* Begin Extracted entries *

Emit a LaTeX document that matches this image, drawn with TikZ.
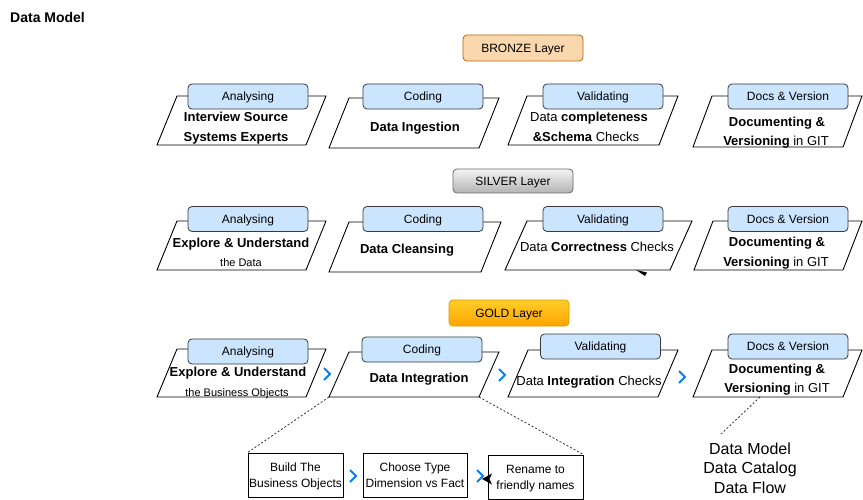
\documentclass[tikz,border=0pt]{standalone}
\usepackage{fontspec}
\setmainfont{Liberation Sans}
\definecolor{lblfill}{HTML}{CCE5FF}
\definecolor{lbldraw}{HTML}{36393D}
\definecolor{bronzefill}{HTML}{FAD7AC}
\definecolor{bronzedraw}{HTML}{B46504}
\definecolor{goldtop}{HTML}{FFCD28}
\definecolor{goldbot}{HTML}{FFA500}
\definecolor{golddraw}{HTML}{D79B00}
\definecolor{silvtop}{HTML}{F5F5F5}
\definecolor{silvbot}{HTML}{B3B3B3}
\definecolor{silvdraw}{HTML}{666666}
\definecolor{chev}{HTML}{007FFF}
\newcommand{\pgram}[6]{%
  \draw[pg] (#2,#3) -- (#4,#3) -- (#4-#6,#5) -- (#2-#6,#5) -- cycle;
  \coordinate (#1-tl) at (#2,#3); \coordinate (#1-tr) at (#4,#3);
  \coordinate (#1-br) at (#4-#6,#5); \coordinate (#1-bl) at (#2-#6,#5);}
\newcommand{\chevron}[2]{%
  \draw[chevstyle] (#1-3,#2-6) -- (#1+3,#2) -- (#1-3,#2+6);}
\tikzset{
  pg/.style={draw=black, line width=0.9pt, fill=white},
  lbl/.style={draw=lbldraw, fill=lblfill, rounded corners=4pt, minimum width=120pt,
    minimum height=25pt, inner sep=0pt, line width=0.8pt, text depth=0pt,
    font=\fontsize{12}{14}\selectfont},
  layer/.style={rounded corners=4pt, minimum width=120pt, minimum height=25pt,
    inner sep=0pt, line width=0.8pt, text depth=0pt, font=\fontsize{12}{14}\selectfont},
  main/.style={inner sep=0pt, text depth=0pt, font=\fontsize{13}{16}\selectfont},
  sub/.style={inner sep=0pt, text depth=0pt, font=\fontsize{11}{13}\selectfont},
  stepbox/.style={draw=black, line width=0.9pt, fill=white, inner sep=0pt, align=center,
    minimum height=44pt, text depth=0pt, font=\fontsize{12}{16}\selectfont},
  chevstyle/.style={draw=chev, line width=2pt},
  dots/.style={draw=black!80, line width=0.8pt, dash pattern=on 2pt off 2pt},
}
\begin{document}
\begin{tikzpicture}[x=1pt,y=-1pt]
\useasboundingbox (0,0) rectangle (863,500);
\fill[white] (0,0) rectangle (863,500);

\node[anchor=west, inner sep=0pt, font=\fontsize{14}{16}\selectfont\bfseries] (title) at (10,17) {Data Model};

% layer labels
\node[layer, draw=bronzedraw, fill=bronzefill, minimum height=26pt] (bronze) at (523,48) {BRONZE Layer};
\node[layer, draw=silvdraw, top color=silvtop, bottom color=silvbot, minimum height=24pt] (silver) at (513,181) {SILVER Layer};
\node[layer, draw=golddraw, top color=goldtop, bottom color=goldbot, minimum height=26pt] (gold) at (509,313) {GOLD Layer};

% ---------------- BRONZE row
\pgram{b1}{177}{96}{326}{145}{20}
\pgram{b2}{349}{98}{499}{148}{20}
\pgram{b3}{527}{96}{678}{145}{19}
\pgram{b4}{712}{96}{862}{147}{19}
\node[lbl] (b1l) at (248,96.5) {Analysing};
\node[lbl] (b2l) at (423,96.5) {Coding};
\node[lbl] (b3l) at (603,96.5) {Validating};
\node[lbl] (b4l) at (788,96.5) {Docs \& Version};
\node[main] (b1t1) at (236,117) {\bfseries Interview Source};
\node[main] (b1t2) at (236,137) {\bfseries Systems Experts};
\node[main] (b2t) at (415,127) {\bfseries Data Ingestion};
\node[main] (b3t1) at (589,117) {Data \textbf{completeness}};
\node[main] (b3t2) at (586,137) {\textbf{\&Schema} Checks};
\node[main] (b4t1) at (777,122) {\bfseries Documenting \&};
\node[main] (b4t2) at (776,141) {\textbf{Versioning} in GIT};

% ---------------- SILVER row
\pgram{s1}{177}{221}{326}{270}{20}
\pgram{s2}{349}{222}{501}{272}{20}
\pgram{s3}{527}{221}{692}{270}{22}
\pgram{s4}{713}{221}{862}{270}{19}
\node[lbl] (s1l) at (248,219) {Analysing};
\node[lbl] (s2l) at (423,219) {Coding};
\node[lbl] (s3l) at (603,219) {Validating};
\node[lbl] (s4l) at (788,219) {Docs \& Version};
\node[main] (s1t1) at (241,243) {\bfseries Explore \& Understand};
\node[sub] (s1t2) at (241,263) {the Data};
\node[main] (s2t) at (407,249) {\bfseries Data Cleansing};
\node[main] (s3t) at (597,247) {Data \textbf{Correctness} Checks};
\node[main] (s4t1) at (777,242) {\bfseries Documenting \&};
\node[main] (s4t2) at (776,262) {\textbf{Versioning} in GIT};
\fill[black] (636,270) -- (647,272.5) -- (645,276) -- cycle;

% ---------------- GOLD row
\pgram{g1}{177}{349}{326}{397}{20}
\pgram{g2}{349}{352}{499}{397}{20}
\pgram{g3}{528}{350}{678}{397}{20}
\pgram{g4}{712}{350}{862}{397}{19}
\node[lbl] (g1l) at (248,351.5) {Analysing};
\node[lbl] (g2l) at (422,349.5) {Coding};
\node[lbl] (g3l) at (600.5,346.5) {Validating};
\node[lbl] (g4l) at (788,346.5) {Docs \& Version};
\node[main] (g1t1) at (238,372) {\bfseries Explore \& Understand};
\node[sub] (g1t2) at (237,393) {the Business Objects};
\node[main] (g2t) at (419,378) {\bfseries Data Integration};
\node[main] (g3t) at (589,381) {Data \textbf{Integration} Checks};
\node[main] (g4t1) at (777,369) {\bfseries Documenting \&};
\node[main] (g4t2) at (777,388) {\textbf{Versioning} in GIT};
\chevron{327}{374}
\chevron{502}{375}
\chevron{682}{377}

% ---------------- detail boxes
\node[stepbox, minimum width=95pt] (d1) at (295.5,475) {Build The\\Business Objects};
\node[stepbox, minimum width=104pt] (d2) at (415,475) {Choose Type\\Dimension vs Fact};
\node[stepbox, minimum width=95pt] (d3) at (535.5,477) {Rename to\\friendly names};
\chevron{353}{476}
\chevron{480}{476}
\fill[black] (482,479) -- (492,473.5) -- (489.5,479) -- (492,484.5) -- cycle;

\draw[dots] (g2-bl) -- (d1.north west);
\draw[dots] (g2-br) -- (d3.north east);

% ---------------- docs output
\node[inner sep=0pt, align=center, font=\fontsize{16}{19.5}\selectfont] (out) at (750,468) {Data Model\\Data Catalog\\Data Flow};
\coordinate (g4-db) at (760,397);
\coordinate (out-end) at (720,435);
\draw[dots] (g4-db) -- (out-end);
\end{tikzpicture}
\end{document}
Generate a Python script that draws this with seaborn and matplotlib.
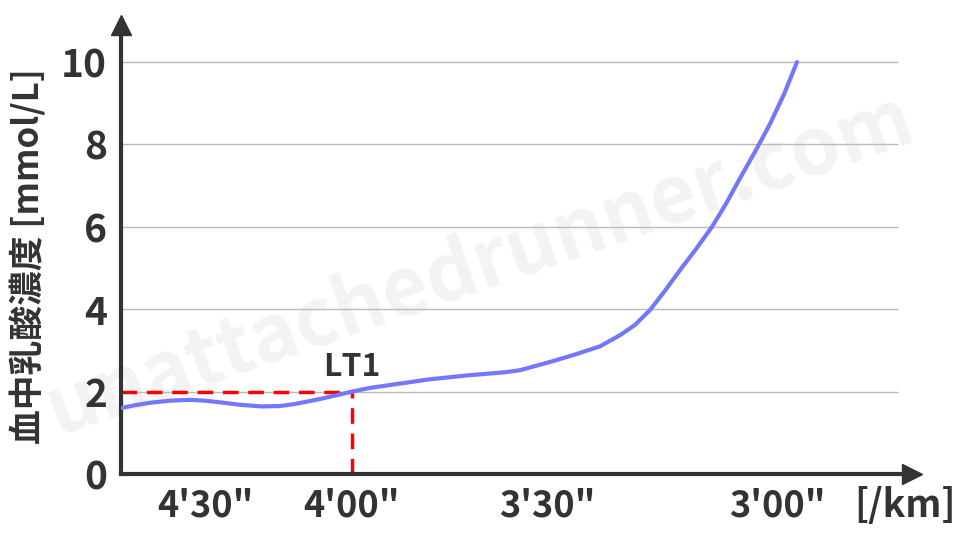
#!/usr/bin/env python3

import pandas as pd
import seaborn as sns
from matplotlib import pyplot as plt

# curve (x in chart position units, y in mmol/L)
pace_pos = [121, 135, 150, 170, 190, 205, 220, 240, 262, 280, 295, 320, 352,
            370, 390, 410, 430, 450, 470, 490, 505, 520, 550, 575, 600, 620,
            635, 650, 665, 680, 696, 712, 726, 740, 755, 770, 784, 797]
lactate = [1.60, 1.67, 1.73, 1.78, 1.80, 1.78, 1.74, 1.68, 1.64, 1.65, 1.70,
           1.82, 2.00, 2.09, 2.16, 2.23, 2.30, 2.35, 2.40, 2.44, 2.47, 2.52,
           2.72, 2.90, 3.10, 3.37, 3.62, 3.98, 4.45, 4.95, 5.46, 6.00, 6.56,
           7.18, 7.82, 8.50, 9.22, 10.0]

tick_pos = [205, 352, 547, 777]
tick_labels = ["4'30\"", "4'00\"", "3'30\"", "3'00\""]
y_ticks = [0, 2, 4, 6, 8, 10]

lt1_pos = 352
lt1_val = 2.0

DARK = "#333333"
JP = ["Noto Sans CJK JP", "DejaVu Sans"]


def plot_curve(fig_location: str = "out.png"):
    sns.set_theme(style="white")
    plt.rcParams["font.family"] = JP
    df = pd.DataFrame({"pos": pace_pos, "lactate": lactate})

    fig = plt.figure(figsize=(9.6, 5.4), dpi=100)
    ax = fig.add_axes([121 / 960, 66 / 540, (912 - 121) / 960, (474 - 25) / 540])
    ax.set_xlim(121, 912)
    ax.set_ylim(0, 10.9)

    # watermark, behind everything in the axes
    ax.text(0.5, 0.51, "unattachedrunner.com", rotation=19, fontsize=57,
            fontweight="bold", color="#f3f3f3", ha="center", va="center",
            transform=fig.transFigure, zorder=0.5)

    ax.hlines(y_ticks[1:], 121, 898, color="#bbbbbb", lw=1, zorder=1)

    sns.lineplot(data=df, x="pos", y="lactate", sort=False, ax=ax,
                 color="#7378fa", lw=3, zorder=3)

    # LT1 guides
    ax.plot([121, lt1_pos], [lt1_val, lt1_val], color="#ff0000", lw=2.5,
            dashes=(4.5, 2.8), zorder=2)
    ax.plot([lt1_pos, lt1_pos], [0, lt1_val], color="#ff0000", lw=2.5,
            dashes=(4.5, 2.8), zorder=2)
    ax.text(lt1_pos, 2.6, "LT1", fontsize=23, fontweight="bold", color=DARK,
            ha="center", va="center", zorder=4)

    for side in ["top", "right"]:
        ax.spines[side].set_visible(False)
    for side in ["left", "bottom"]:
        ax.spines[side].set_color(DARK)
        ax.spines[side].set_linewidth(3)
    ax.plot(912, 0, ">", color=DARK, ms=14, clip_on=False, zorder=5)
    ax.plot(121, 10.9, "^", color=DARK, ms=14, clip_on=False, zorder=5)

    ax.set_yticks(y_ticks)
    ax.set_yticklabels([str(v) for v in y_ticks])
    ax.set_xticks(tick_pos)
    ax.set_xticklabels(tick_labels)
    ax.tick_params(axis="y", length=0, pad=10, labelsize=28, labelcolor=DARK)
    ax.tick_params(axis="x", length=0, pad=10, labelsize=26, labelcolor=DARK)
    for lab in ax.get_xticklabels() + ax.get_yticklabels():
        lab.set_fontweight("bold")
    ax.set_xlabel("")
    ax.set_ylabel("")

    fig.text(28 / 960, 1 - 256 / 540, "血中乳酸濃度 [mmol/L]", rotation=90,
             fontsize=25, fontweight="bold", color=DARK, ha="center", va="center")
    fig.text(905 / 960, 1 - 505 / 540, "[/km]", fontsize=27, fontweight="bold",
             color=DARK, ha="center", va="center")

    fig.savefig(fig_location, dpi=100)


if __name__ == "__main__":
    plot_curve()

* End Extracted entries *

**What needs to be done**
Filter the records for lines holding the string "that". Copy each one.

**Final result**
Emit a LaTeX document that matches this image, drawn with TikZ.
Generate a Python script that draws this with seaborn and matplotlib.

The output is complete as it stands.